*What is asked*. Please return nothing but the lines between the line holding "Give me the Chart.js source for this chart." and the line holding "3.5, 4, 4.5, 5];", both ends included, without the pictures.

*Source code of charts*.
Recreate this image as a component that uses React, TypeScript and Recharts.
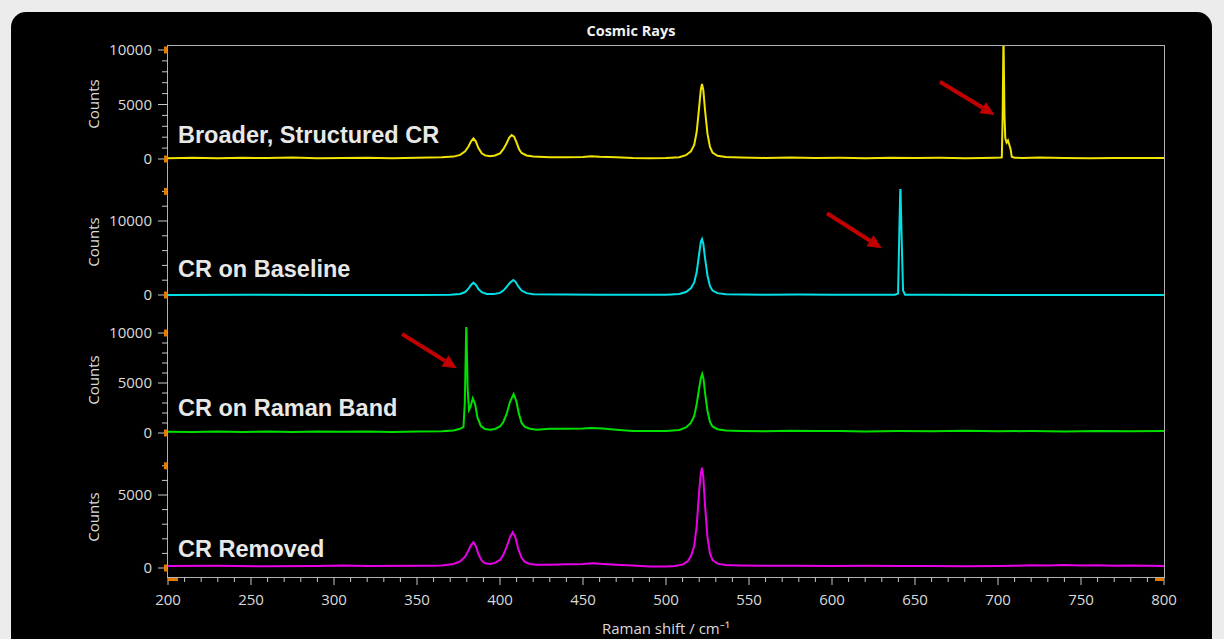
import { LineChart, Line, XAxis, YAxis, ReferenceLine } from "recharts";

const FONT = '"Open Sans", "Noto Sans", sans-serif';
const LABEL_FONT = '"Liberation Sans", Arial, sans-serif';
const AXIS_X = 168; // left edge of plot area
const PAD = 14; // room above each panel so tick labels are not cut
const TICK = "#c8c8c8";
const TEXT = "#dadada";
const ORANGE = "#e07a00";
const ARROW = "#c00000";

// Broader, Structured CR (yellow)
const yellowShift = [
  200, 215, 230, 245, 260, 275, 290, 305, 320, 335, 350, 365, 372, 376, 379, 381, 382.5, 384, 385.5, 387,
  389, 391, 394, 397, 400, 402, 404, 405.5, 407, 408.5, 410, 411.5, 413, 416, 420, 430, 440, 450, 455, 460,
  470, 480, 490, 500, 508, 512, 515, 517, 518.5, 520, 521, 521.7, 522.5, 523.5, 525, 526.5, 528, 531, 536, 545,
  560, 575, 590, 605, 620, 635, 650, 665, 680, 690, 698, 701.5, 702.3, 702.8, 703.3, 703.9, 704.4, 705.2, 706,
  706.8, 707.6, 708.3, 710, 715, 725, 740, 755, 770, 785, 800,
];
const yellowCounts = [
  80, 120, 60, 110, 90, 130, 70, 100, 120, 80, 110, 150, 220, 380, 700, 1150, 1600, 1900, 1600, 1000,
  520, 330, 260, 320, 520, 900, 1450, 1950, 2200, 2050, 1500, 900, 550, 320, 220, 160, 150, 180, 260, 200,
  150, 90, 80, 90, 160, 350, 700, 1300, 2500, 4800, 6400, 6880, 6300, 4500, 2300, 1100, 600, 300, 180, 140,
  100, 130, 90, 110, 80, 120, 90, 110, 80, 100, 120, 130, 150, 4000, 11500, 4000, 1900, 1500, 1700,
  1300, 900, 200, 120, 90, 130, 100, 80, 100, 90, 100,
];

// CR on Baseline (cyan)
const cyanShift = [
  200, 250, 300, 350, 370, 376, 379, 381, 382.5, 384, 385.5, 387, 389, 392, 396, 400, 402, 404, 406, 408,
  409.5, 411, 413, 416, 420, 440, 460, 480, 500, 508, 512, 515, 517, 518.5, 520, 521, 521.7, 522.5, 523.5, 525,
  526.5, 528, 531, 536, 560, 580, 600, 620, 638, 639.8, 640.6, 641.2, 641.8, 642.8, 644, 660, 700, 750, 800,
];
const cyanCounts = [
  0, 20, -10, 10, 30, 150, 400, 850, 1350, 1660, 1350, 800, 380, 150, 120, 280, 600, 1100, 1650, 2030,
  1750, 1150, 600, 250, 100, 60, 50, 40, 50, 150, 400, 900, 1700, 3100, 5600, 7200, 7570, 6900, 5000, 2600,
  1200, 600, 250, 100, 40, 60, 30, 20, 30, 200, 9000, 15000, 9000, 600, 50, 20, 10, 10, 0,
];

// CR on Raman Band (green)
const greenShift = [
  200, 215, 230, 245, 260, 275, 290, 305, 320, 335, 350, 365, 372, 376, 378, 378.8, 379.7, 380.5, 381.3, 382.2,
  383.6, 385, 386.5, 388.5, 391, 394, 397, 400, 402, 404, 406, 408.2, 409.8, 411.3, 413, 415, 418, 422, 430, 440,
  450, 455, 462, 470, 480, 490, 500, 508, 512, 515, 517, 518.5, 520, 521, 521.8, 522.6, 523.6, 525, 526.5, 528,
  531, 536, 545, 560, 575, 590, 605, 620, 640, 660, 680, 700, 720, 740, 760, 780, 800,
];
const greenCounts = [
  120, 90, 150, 110, 140, 100, 150, 120, 160, 110, 150, 180, 260, 420, 600, 3000, 11000, 4500, 2300, 2600,
  3470, 2900, 1500, 700, 400, 330, 400, 650, 1100, 1900, 3100, 3900, 3200, 2000, 1000, 600, 420, 330, 420, 430,
  460, 500, 440, 330, 210, 200, 210, 300, 560, 1000, 1700, 2900, 4500, 5500, 5900, 5400, 3900, 2200, 1100, 650,
  380, 250, 210, 180, 230, 190, 200, 160, 200, 180, 220, 170, 200, 160, 210, 180, 190,
];

// CR Removed (magenta)
const magentaShift = [
  200, 230, 260, 290, 305, 320, 350, 365, 372, 376, 379, 381, 382.5, 384, 385.5, 387, 389, 391, 394, 397,
  400, 402, 404, 406, 407.7, 409.3, 411, 413, 415, 418, 422, 430, 440, 450, 456, 462, 470, 480, 490, 500,
  505, 510, 513, 515, 517, 518.5, 520, 521, 521.7, 522.5, 523.5, 525, 526.5, 528, 531, 536, 545, 560, 580, 600,
  620, 640, 660, 680, 700, 710, 720, 730, 740, 750, 760, 770, 780, 790, 800,
];
const magentaCounts = [
  130, 150, 120, 140, 170, 130, 150, 180, 280, 450, 780, 1200, 1550, 1760, 1500, 950, 500, 330, 280, 350,
  550, 900, 1450, 2100, 2440, 2100, 1300, 700, 420, 280, 220, 230, 250, 280, 320, 270, 220, 170, 110, 100,
  130, 230, 450, 800, 1500, 2900, 5300, 6500, 6870, 6200, 4300, 2100, 1000, 550, 300, 200, 170, 150, 160, 140,
  150, 130, 140, 120, 140, 160, 190, 180, 200, 170, 190, 160, 180, 150, 140,
];

const xMajor = [200, 250, 300, 350, 400, 450, 500, 550, 600, 650, 700, 750, 800];
const xTicks = xMajor.flatMap((v, i) =>
  i === xMajor.length - 1 ? [v] : [v, v + 10, v + 20, v + 30, v + 40]
);

const toRows = (xs: number[], ys: number[]) => xs.map((x, i) => ({ shift: x, counts: ys[i] }));

const panels = [
  {
    name: "Broader, Structured CR",
    color: "#f0e400",
    rows: toRows(yellowShift, yellowCounts),
    top: 46,
    height: 143,
    domain: [-2752, 10367],
    ticks: [0, 1000, 2000, 3000, 4000, 5000, 6000, 7000, 8000, 9000, 10000],
    labels: [0, 5000, 10000],
    marks: [0, 10000],
    arrow: [{ x: 665, y: 7090 }, { x: 698, y: 4040 }],
    labelTop: 124,
    countsY: 104,
  },
  {
    name: "CR on Baseline",
    color: "#00e0e6",
    rows: toRows(cyanShift, cyanCounts),
    top: 189,
    height: 138,
    domain: [-4324, 14324],
    ticks: [0, 2000, 4000, 6000, 8000, 10000, 12000, 14000],
    labels: [0, 10000],
    marks: [0, 14000],
    arrow: [{ x: 597, y: 11040 }, { x: 630, y: 6310 }],
    labelTop: 258,
    countsY: 242,
  },
  {
    name: "CR on Raman Band",
    color: "#00e000",
    rows: toRows(greenShift, greenCounts),
    top: 327,
    height: 138,
    domain: [-3200, 10600],
    ticks: [0, 1000, 2000, 3000, 4000, 5000, 6000, 7000, 8000, 9000, 10000],
    labels: [0, 5000, 10000],
    marks: [0, 10000],
    arrow: [{ x: 341, y: 9900 }, { x: 374, y: 6470 }],
    labelTop: 397,
    countsY: 380,
  },
  {
    name: "CR Removed",
    color: "#e800e8",
    rows: toRows(magentaShift, magentaCounts),
    top: 465,
    height: 112,
    domain: [-616, 7055],
    ticks: [0, 1000, 2000, 3000, 4000, 5000, 6000, 7000],
    labels: [0, 5000],
    marks: [0, 7000],
    arrow: null,
    labelTop: 538,
    countsY: 517,
  },
];

const YTick = (props: any) => {
  const { y, payload, labels, marks } = props;
  const v = payload.value;
  const major = labels.includes(v);
  return (
    <g>
      <line x1={AXIS_X - (major ? 10 : 6)} x2={AXIS_X} y1={y} y2={y} stroke={TICK} strokeWidth={1} />
      {marks.includes(v) && <rect x={AXIS_X - 4} y={y - 3.5} width={3.5} height={7} fill={ORANGE} />}
      {major && (
        <text x={AXIS_X - 16} y={y} dy={5} textAnchor="end" fill={TEXT} fontSize={15} fontFamily={FONT}>
          {v}
        </text>
      )}
    </g>
  );
};

const X_AXIS_Y = PAD + 112; // plot bottom inside last panel
const XTick = (props: any) => {
  const { x, payload } = props;
  const v = payload.value;
  const major = v % 50 === 0;
  return (
    <g>
      <line x1={x} x2={x} y1={X_AXIS_Y} y2={X_AXIS_Y + (major ? 8 : 5)} stroke={TICK} strokeWidth={1} />
      {v === 200 && <rect x={x} y={X_AXIS_Y + 1} width={10} height={3} fill={ORANGE} />}
      {v === 800 && <rect x={x - 9} y={X_AXIS_Y + 1} width={9} height={3} fill={ORANGE} />}
      {major && (
        <text x={x} y={X_AXIS_Y + 28} textAnchor="middle" fill={TEXT} fontSize={15} fontFamily={FONT}>
          {v}
        </text>
      )}
    </g>
  );
};

const Arrow = (props: any) => {
  const { x1, y1, x2, y2 } = props;
  const ang = Math.atan2(y2 - y1, x2 - x1);
  const len = 14;
  const half = 6.5;
  const bx = x2 - len * Math.cos(ang);
  const by = y2 - len * Math.sin(ang);
  const px = -Math.sin(ang) * half;
  const py = Math.cos(ang) * half;
  return (
    <g>
      <line x1={x1} y1={y1} x2={bx} y2={by} stroke={ARROW} strokeWidth={4} />
      <polygon points={`${x2},${y2} ${bx + px},${by + py} ${bx - px},${by - py}`} fill={ARROW} />
    </g>
  );
};

export default function App() {
  return (
    <div
      style={{
        position: "fixed",
        left: 0,
        top: 0,
        width: 1224,
        height: 639,
        background: "#ececec",
        overflow: "hidden",
        fontFamily: FONT,
      }}
    >
      <div
        style={{
          position: "absolute",
          left: 11,
          top: 12,
          width: 1201,
          height: 700,
          background: "#000",
          borderRadius: 15,
        }}
      />
      <div
        style={{
          position: "absolute",
          left: 0,
          width: 1262,
          top: 22,
          textAlign: "center",
          color: "#f0f0f0",
          fontSize: 14.5,
          fontWeight: 700,
          lineHeight: "18px",
        }}
      >
        Cosmic Rays
      </div>
      <div
        style={{
          position: "absolute",
          left: 167,
          top: 45,
          width: 996,
          height: 531,
          border: "1px solid #b0b0b0",
        }}
      />

      {panels.map((p, idx) => {
        const last = idx === panels.length - 1;
        return (
          <div key={p.name} style={{ position: "absolute", left: 0, top: p.top - PAD }}>
            <LineChart
              width={1224}
              height={PAD + (last ? p.height + 62 : p.height)}
              data={p.rows}
              margin={{ top: PAD, right: 60, bottom: 0, left: 0 }}
            >
              {last ? (
                <XAxis
                  dataKey="shift"
                  type="number"
                  domain={[200, 800]}
                  ticks={xTicks}
                  interval={0}
                  tick={<XTick />}
                  tickLine={false}
                  axisLine={false}
                  height={62}
                />
              ) : (
                <XAxis dataKey="shift" type="number" domain={[200, 800]} hide />
              )}
              <YAxis
                type="number"
                width={AXIS_X}
                domain={p.domain}
                allowDataOverflow
                ticks={p.ticks}
                interval={0}
                tickLine={false}
                axisLine={false}
                tick={(t: any) => <YTick {...t} labels={p.labels} marks={p.marks} />}
              />
              <Line
                type="linear"
                dataKey="counts"
                stroke={p.color}
                strokeWidth={2}
                dot={false}
                isAnimationActive={false}
              />
              {p.arrow && <ReferenceLine segment={p.arrow} shape={Arrow} ifOverflow="visible" />}
            </LineChart>
          </div>
        );
      })}

      {panels.map((p) => (
        <div
          key={p.name + "-label"}
          style={{
            position: "absolute",
            left: 178,
            top: p.labelTop,
            color: "#e8e8e8",
            fontFamily: LABEL_FONT,
            fontWeight: 700,
            fontSize: 23.5,
            lineHeight: "22px",
            whiteSpace: "pre",
          }}
        >
          {p.name}
        </div>
      ))}

      {panels.map((p) => (
        <div
          key={p.name + "-counts"}
          style={{
            position: "absolute",
            left: 93,
            top: p.countsY,
            transform: "translate(-50%, -50%) rotate(-90deg)",
            color: TEXT,
            fontSize: 15,
            lineHeight: "18px",
          }}
        >
          Counts
        </div>
      ))}

      <div
        style={{
          position: "absolute",
          left: 168,
          width: 996,
          top: 619,
          textAlign: "center",
          color: TEXT,
          fontSize: 15,
          lineHeight: "18px",
        }}
      >
        Raman shift / cm⁻¹
      </div>
    </div>
  );
}
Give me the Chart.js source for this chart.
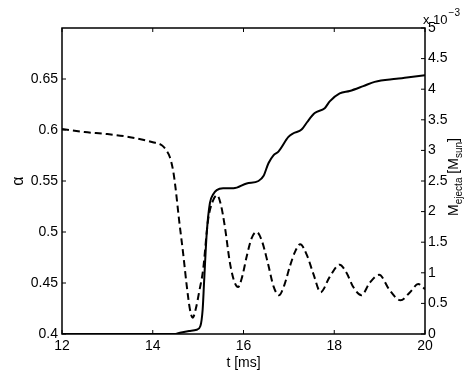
<!DOCTYPE html>
<html>
<head>
<meta charset="utf-8">
<script src="https://cdn.jsdelivr.net/npm/chart.js@4/dist/chart.umd.min.js"></script>
<style>html, body { margin: 0; padding: 0; background: #fff; }</style>
</head>
<body>
<canvas id="c" width="469" height="376"></canvas>
<script>
// alpha (left axis, dashed)
var alphaTime = [12.0, 12.5, 13.0, 13.5, 14.0, 14.2, 14.3, 14.38, 14.45, 14.5, 14.58, 14.67, 14.75, 14.82, 14.88, 14.95, 15.03, 15.11, 15.22, 15.33, 15.42, 15.5, 15.59, 15.7, 15.8, 15.88, 15.97, 16.07, 16.18, 16.29, 16.4, 16.54, 16.66, 16.78, 16.9, 17.02, 17.14, 17.25, 17.4, 17.54, 17.7, 17.9, 18.12, 18.27, 18.42, 18.6, 18.78, 18.99, 19.22, 19.46, 19.67, 19.85, 20.0];
var alphaVals = [0.601, 0.598, 0.596, 0.593, 0.588, 0.585, 0.58, 0.573, 0.56, 0.544, 0.512, 0.479, 0.447, 0.424, 0.416, 0.425, 0.443, 0.463, 0.512, 0.531, 0.536, 0.527, 0.505, 0.47, 0.451, 0.446, 0.456, 0.476, 0.494, 0.5, 0.492, 0.469, 0.447, 0.438, 0.448, 0.466, 0.481, 0.488, 0.477, 0.459, 0.441, 0.456, 0.468, 0.46, 0.446, 0.438, 0.45, 0.458, 0.443, 0.433, 0.441, 0.449, 0.444];
// M_ejecta in units of 1e-3 M_sun (right axis, solid)
var massTime = [12.0, 14.5, 14.6, 14.8, 14.97, 15.05, 15.1, 15.13, 15.19, 15.26, 15.33, 15.41, 15.55, 15.78, 16.07, 16.33, 16.44, 16.55, 16.66, 16.77, 16.99, 17.1, 17.28, 17.4, 17.57, 17.79, 17.9, 18.12, 18.34, 18.64, 18.89, 19.37, 19.6, 20.0];
var massVals = [0, 0, 0.02, 0.05, 0.07, 0.13, 0.4, 0.83, 1.65, 2.14, 2.28, 2.35, 2.38, 2.38, 2.46, 2.5, 2.58, 2.79, 2.92, 2.98, 3.22, 3.28, 3.34, 3.46, 3.61, 3.69, 3.8, 3.93, 3.97, 4.05, 4.12, 4.17, 4.19, 4.23];

var xTicks = [12, 14, 16, 18, 20];
var alphaTicks = [0.4, 0.45, 0.5, 0.55, 0.6, 0.65];
var massTicks = [0, 0.5, 1, 1.5, 2, 2.5, 3, 3.5, 4, 4.5, 5];

var FONT = '"Liberation Sans", Arial, sans-serif';
Chart.defaults.font.family = FONT;
Chart.defaults.font.size = 14;
Chart.defaults.color = '#000';

function pts(xs, ys) { return xs.map(function (x, i) { return { x: x, y: ys[i] }; }); }

function line(ctx, x1, y1, x2, y2) { ctx.beginPath(); ctx.moveTo(x1, y1); ctx.lineTo(x2, y2); ctx.stroke(); }

var framePlugin = {
  id: 'frame',
  afterDraw: function (chart) {
    var a = chart.chartArea, ctx = chart.ctx;
    var sx = chart.scales.x, sl = chart.scales.yL, sr = chart.scales.yR;
    ctx.save();
    ctx.strokeStyle = '#000';
    ctx.lineWidth = 1;
    sx.ticks.forEach(function (t) {
      var p = sx.getPixelForValue(t.value);
      line(ctx, p, a.bottom, p, a.bottom - 4);
      line(ctx, p, a.top, p, a.top + 4);
    });
    sl.ticks.forEach(function (t) { var p = sl.getPixelForValue(t.value); line(ctx, a.left, p, a.left + 4, p); });
    sr.ticks.forEach(function (t) { var p = sr.getPixelForValue(t.value); line(ctx, a.right, p, a.right - 4, p); });
    ctx.lineWidth = 1.5;
    ctx.strokeRect(a.left, a.top, a.right - a.left, a.bottom - a.top);

    // exponent label
    ctx.fillStyle = '#000';
    ctx.textBaseline = 'alphabetic';
    ctx.textAlign = 'left';
    ctx.font = '13px ' + FONT;
    ctx.fillText('x 10', a.right - 2, 24);
    var w = ctx.measureText('x 10').width;
    ctx.font = '10px ' + FONT;
    ctx.fillText('\u22123', a.right - 1 + w, 16);

    // right axis title with subscripts
    var segs = [['M', 14, 0], ['ejecta', 10, 4], [' [M', 14, 0], ['sun', 10, 4], [']', 14, 0]];
    var total = 0;
    segs.forEach(function (s) { ctx.font = s[1] + 'px ' + FONT; s.push(ctx.measureText(s[0]).width); total += s[3]; });
    ctx.translate(458, (a.top + a.bottom) / 2 - 4);
    ctx.rotate(-Math.PI / 2);
    var x = -total / 2;
    segs.forEach(function (s) {
      ctx.font = s[1] + 'px ' + FONT;
      ctx.fillText(s[0], x, s[2]);
      x += s[3];
    });
    ctx.restore();
  }
};

new Chart(document.getElementById('c').getContext('2d'), {
  type: 'line',
  data: {
    datasets: [
      {
        label: 'alpha',
        data: pts(alphaTime, alphaVals),
        yAxisID: 'yL',
        borderColor: '#000',
        borderWidth: 2,
        borderDash: [7, 4],
        pointRadius: 0,
        cubicInterpolationMode: 'monotone',
        fill: false
      },
      {
        label: 'M_ejecta',
        data: pts(massTime, massVals),
        yAxisID: 'yR',
        borderColor: '#000',
        borderWidth: 2,
        pointRadius: 0,
        cubicInterpolationMode: 'monotone',
        fill: false
      }
    ]
  },
  options: {
    responsive: false,
    animation: false,
    devicePixelRatio: 1,
    layout: { padding: { top: 28, left: 0, right: 0, bottom: 0 } },
    plugins: { legend: { display: false }, tooltip: { enabled: false } },
    scales: {
      x: {
        type: 'linear', min: 12, max: 20,
        afterBuildTicks: function (s) { s.ticks = xTicks.map(function (v) { return { value: v }; }); },
        afterFit: function (s) { s.height = 42; },
        grid: { display: false, drawTicks: false },
        border: { display: false },
        ticks: { padding: 4, maxRotation: 0 },
        title: { display: true, text: 't [ms]', font: { size: 14 }, padding: { top: 0, bottom: 4 } }
      },
      yL: {
        type: 'linear', position: 'left', min: 0.4, max: 0.7,
        afterBuildTicks: function (s) { s.ticks = alphaTicks.map(function (v) { return { value: v }; }); },
        afterFit: function (s) { s.width = 62; },
        grid: { display: false, drawTicks: false },
        border: { display: false },
        ticks: { padding: 4, callback: function (v) { return String(v); } },
        title: { display: true, text: '\u03b1', font: { size: 16 }, padding: { top: 9, bottom: 0 } }
      },
      yR: {
        type: 'linear', position: 'right', min: 0, max: 5,
        afterBuildTicks: function (s) { s.ticks = massTicks.map(function (v) { return { value: v }; }); },
        afterFit: function (s) { s.width = 44; },
        grid: { display: false, drawTicks: false },
        border: { display: false },
        ticks: { padding: 3, callback: function (v) { return String(v); } }
      }
    }
  },
  plugins: [framePlugin]
});
</script>
</body>
</html>
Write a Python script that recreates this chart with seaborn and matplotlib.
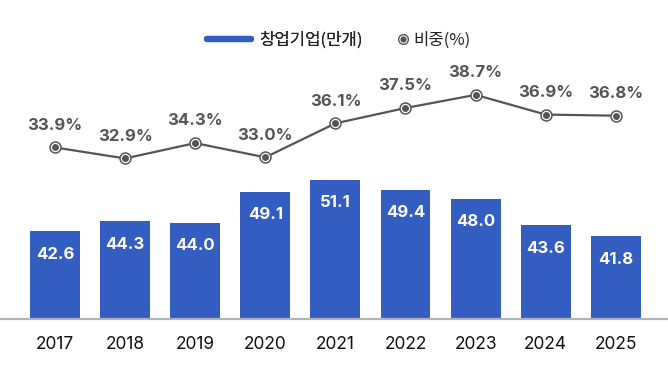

*Final result*.
Give me the Chart.js source for this chart.
<!DOCTYPE html>
<html>
<head>
<meta charset="utf-8">
<script src="https://cdn.jsdelivr.net/npm/chart.js@4/dist/chart.umd.min.js"></script>
<style>html, body { margin: 0; padding: 0; background: #fff; }</style>
</head>
<body>
<canvas id="c" width="469" height="376"></canvas>
<script>
// alpha (left axis, dashed)
var alphaTime = [12.0, 12.5, 13.0, 13.5, 14.0, 14.2, 14.3, 14.38, 14.45, 14.5, 14.58, 14.67, 14.75, 14.82, 14.88, 14.95, 15.03, 15.11, 15.22, 15.33, 15.42, 15.5, 15.59, 15.7, 15.8, 15.88, 15.97, 16.07, 16.18, 16.29, 16.4, 16.54, 16.66, 16.78, 16.9, 17.02, 17.14, 17.25, 17.4, 17.54, 17.7, 17.9, 18.12, 18.27, 18.42, 18.6, 18.78, 18.99, 19.22, 19.46, 19.67, 19.85, 20.0];
var alphaVals = [0.601, 0.598, 0.596, 0.593, 0.588, 0.585, 0.58, 0.573, 0.56, 0.544, 0.512, 0.479, 0.447, 0.424, 0.416, 0.425, 0.443, 0.463, 0.512, 0.531, 0.536, 0.527, 0.505, 0.47, 0.451, 0.446, 0.456, 0.476, 0.494, 0.5, 0.492, 0.469, 0.447, 0.438, 0.448, 0.466, 0.481, 0.488, 0.477, 0.459, 0.441, 0.456, 0.468, 0.46, 0.446, 0.438, 0.45, 0.458, 0.443, 0.433, 0.441, 0.449, 0.444];
// M_ejecta in units of 1e-3 M_sun (right axis, solid)
var massTime = [12.0, 14.5, 14.6, 14.8, 14.97, 15.05, 15.1, 15.13, 15.19, 15.26, 15.33, 15.41, 15.55, 15.78, 16.07, 16.33, 16.44, 16.55, 16.66, 16.77, 16.99, 17.1, 17.28, 17.4, 17.57, 17.79, 17.9, 18.12, 18.34, 18.64, 18.89, 19.37, 19.6, 20.0];
var massVals = [0, 0, 0.02, 0.05, 0.07, 0.13, 0.4, 0.83, 1.65, 2.14, 2.28, 2.35, 2.38, 2.38, 2.46, 2.5, 2.58, 2.79, 2.92, 2.98, 3.22, 3.28, 3.34, 3.46, 3.61, 3.69, 3.8, 3.93, 3.97, 4.05, 4.12, 4.17, 4.19, 4.23];

var xTicks = [12, 14, 16, 18, 20];
var alphaTicks = [0.4, 0.45, 0.5, 0.55, 0.6, 0.65];
var massTicks = [0, 0.5, 1, 1.5, 2, 2.5, 3, 3.5, 4, 4.5, 5];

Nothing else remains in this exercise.